#### WRITTEN INSTRUCTION
Take the listing from its first line through the line that contains "y_tick_values = [0, 5, 10, 15, 20, 25, 30, 35]" and please retype those lines exactly, leaving out the pictures.

#### DATA
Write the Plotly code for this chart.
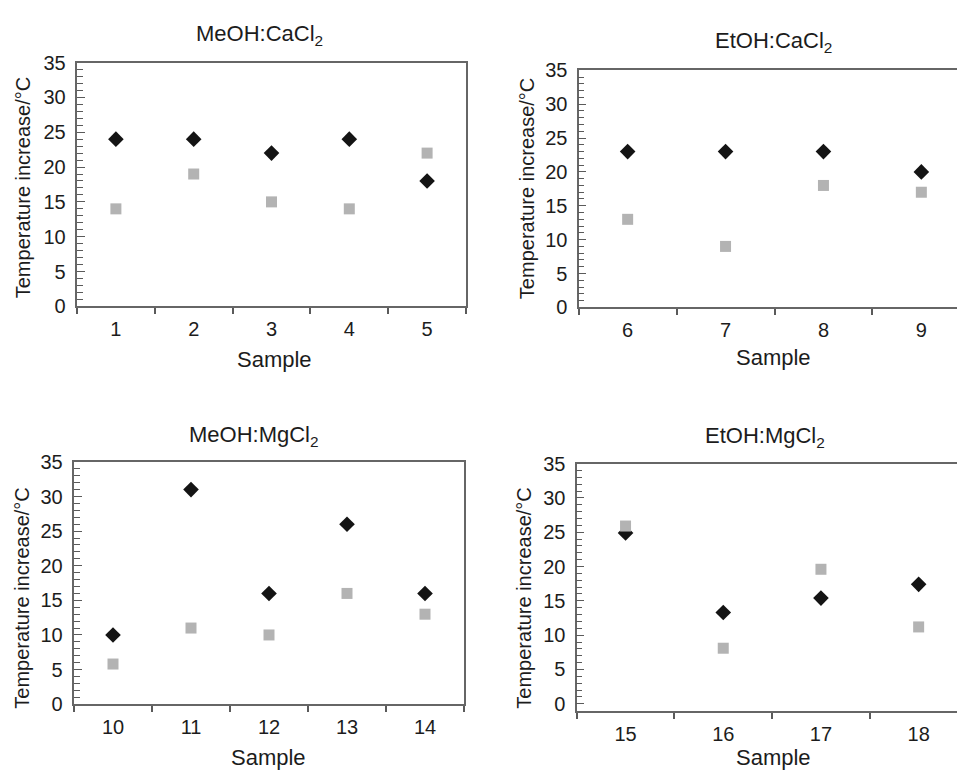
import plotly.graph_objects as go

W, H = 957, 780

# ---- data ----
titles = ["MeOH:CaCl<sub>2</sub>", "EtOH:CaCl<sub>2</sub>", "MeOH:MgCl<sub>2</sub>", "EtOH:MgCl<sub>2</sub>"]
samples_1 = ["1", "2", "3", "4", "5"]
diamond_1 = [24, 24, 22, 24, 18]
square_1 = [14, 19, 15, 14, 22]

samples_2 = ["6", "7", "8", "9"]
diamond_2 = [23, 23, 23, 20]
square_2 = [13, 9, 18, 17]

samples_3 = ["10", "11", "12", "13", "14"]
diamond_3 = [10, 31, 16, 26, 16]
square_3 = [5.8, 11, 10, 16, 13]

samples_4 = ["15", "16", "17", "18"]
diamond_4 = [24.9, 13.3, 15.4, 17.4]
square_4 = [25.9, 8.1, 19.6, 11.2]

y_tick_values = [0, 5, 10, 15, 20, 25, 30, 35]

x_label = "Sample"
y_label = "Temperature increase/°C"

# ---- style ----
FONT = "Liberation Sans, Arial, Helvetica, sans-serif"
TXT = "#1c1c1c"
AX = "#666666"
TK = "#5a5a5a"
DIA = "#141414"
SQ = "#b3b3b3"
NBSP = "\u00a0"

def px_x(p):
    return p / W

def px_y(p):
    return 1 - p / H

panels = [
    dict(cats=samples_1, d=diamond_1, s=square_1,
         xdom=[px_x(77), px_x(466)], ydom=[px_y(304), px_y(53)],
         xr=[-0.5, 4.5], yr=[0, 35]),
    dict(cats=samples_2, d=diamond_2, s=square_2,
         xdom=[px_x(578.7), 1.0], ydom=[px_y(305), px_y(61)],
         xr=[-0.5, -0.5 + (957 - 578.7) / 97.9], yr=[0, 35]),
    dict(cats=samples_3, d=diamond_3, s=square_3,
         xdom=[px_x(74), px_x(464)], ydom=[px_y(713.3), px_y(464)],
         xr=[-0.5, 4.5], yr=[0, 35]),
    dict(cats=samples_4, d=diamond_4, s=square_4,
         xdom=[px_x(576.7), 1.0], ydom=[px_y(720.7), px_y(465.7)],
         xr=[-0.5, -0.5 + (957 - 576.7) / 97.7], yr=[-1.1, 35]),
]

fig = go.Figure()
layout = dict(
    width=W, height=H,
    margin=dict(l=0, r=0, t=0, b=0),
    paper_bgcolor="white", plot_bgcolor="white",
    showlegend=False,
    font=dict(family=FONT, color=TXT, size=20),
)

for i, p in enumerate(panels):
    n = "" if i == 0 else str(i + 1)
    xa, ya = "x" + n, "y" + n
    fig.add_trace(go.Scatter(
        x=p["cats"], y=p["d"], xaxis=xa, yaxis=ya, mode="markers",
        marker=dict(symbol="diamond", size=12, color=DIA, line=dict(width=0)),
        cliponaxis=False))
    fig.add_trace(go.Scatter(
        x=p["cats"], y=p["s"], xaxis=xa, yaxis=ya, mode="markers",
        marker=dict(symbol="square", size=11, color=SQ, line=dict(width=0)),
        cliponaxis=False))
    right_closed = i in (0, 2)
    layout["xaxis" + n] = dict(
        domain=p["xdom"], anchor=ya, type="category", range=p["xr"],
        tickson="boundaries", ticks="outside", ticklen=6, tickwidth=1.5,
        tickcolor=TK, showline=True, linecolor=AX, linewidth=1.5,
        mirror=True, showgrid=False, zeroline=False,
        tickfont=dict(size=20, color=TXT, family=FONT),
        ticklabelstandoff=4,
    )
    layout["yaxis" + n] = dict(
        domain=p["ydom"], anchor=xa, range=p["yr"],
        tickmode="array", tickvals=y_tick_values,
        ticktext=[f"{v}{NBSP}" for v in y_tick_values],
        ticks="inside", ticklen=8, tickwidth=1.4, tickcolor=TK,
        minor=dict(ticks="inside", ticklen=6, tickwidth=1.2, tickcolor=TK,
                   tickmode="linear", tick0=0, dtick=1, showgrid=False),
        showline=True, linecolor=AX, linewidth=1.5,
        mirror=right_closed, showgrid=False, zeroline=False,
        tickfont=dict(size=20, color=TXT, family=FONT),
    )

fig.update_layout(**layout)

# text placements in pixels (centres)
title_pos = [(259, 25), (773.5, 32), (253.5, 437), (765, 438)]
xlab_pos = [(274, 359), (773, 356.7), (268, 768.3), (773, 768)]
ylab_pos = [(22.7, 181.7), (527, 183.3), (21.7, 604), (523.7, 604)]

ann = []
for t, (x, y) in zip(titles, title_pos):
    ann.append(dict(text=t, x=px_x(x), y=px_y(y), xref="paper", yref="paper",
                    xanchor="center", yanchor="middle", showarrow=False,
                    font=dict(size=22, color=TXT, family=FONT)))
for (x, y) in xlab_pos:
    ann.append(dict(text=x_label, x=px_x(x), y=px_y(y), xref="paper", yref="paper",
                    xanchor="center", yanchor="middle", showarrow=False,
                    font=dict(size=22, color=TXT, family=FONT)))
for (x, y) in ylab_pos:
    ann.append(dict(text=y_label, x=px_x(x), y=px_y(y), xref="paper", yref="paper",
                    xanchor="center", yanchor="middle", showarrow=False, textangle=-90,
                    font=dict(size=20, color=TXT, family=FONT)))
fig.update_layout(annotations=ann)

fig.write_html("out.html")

#### SOLUTION TO THE EXERCISE
Write the Plotly code for this chart.
import plotly.graph_objects as go

W, H = 957, 780

# ---- data ----
titles = ["MeOH:CaCl<sub>2</sub>", "EtOH:CaCl<sub>2</sub>", "MeOH:MgCl<sub>2</sub>", "EtOH:MgCl<sub>2</sub>"]
samples_1 = ["1", "2", "3", "4", "5"]
diamond_1 = [24, 24, 22, 24, 18]
square_1 = [14, 19, 15, 14, 22]

samples_2 = ["6", "7", "8", "9"]
diamond_2 = [23, 23, 23, 20]
square_2 = [13, 9, 18, 17]

samples_3 = ["10", "11", "12", "13", "14"]
diamond_3 = [10, 31, 16, 26, 16]
square_3 = [5.8, 11, 10, 16, 13]

samples_4 = ["15", "16", "17", "18"]
diamond_4 = [24.9, 13.3, 15.4, 17.4]
square_4 = [25.9, 8.1, 19.6, 11.2]

y_tick_values = [0, 5, 10, 15, 20, 25, 30, 35]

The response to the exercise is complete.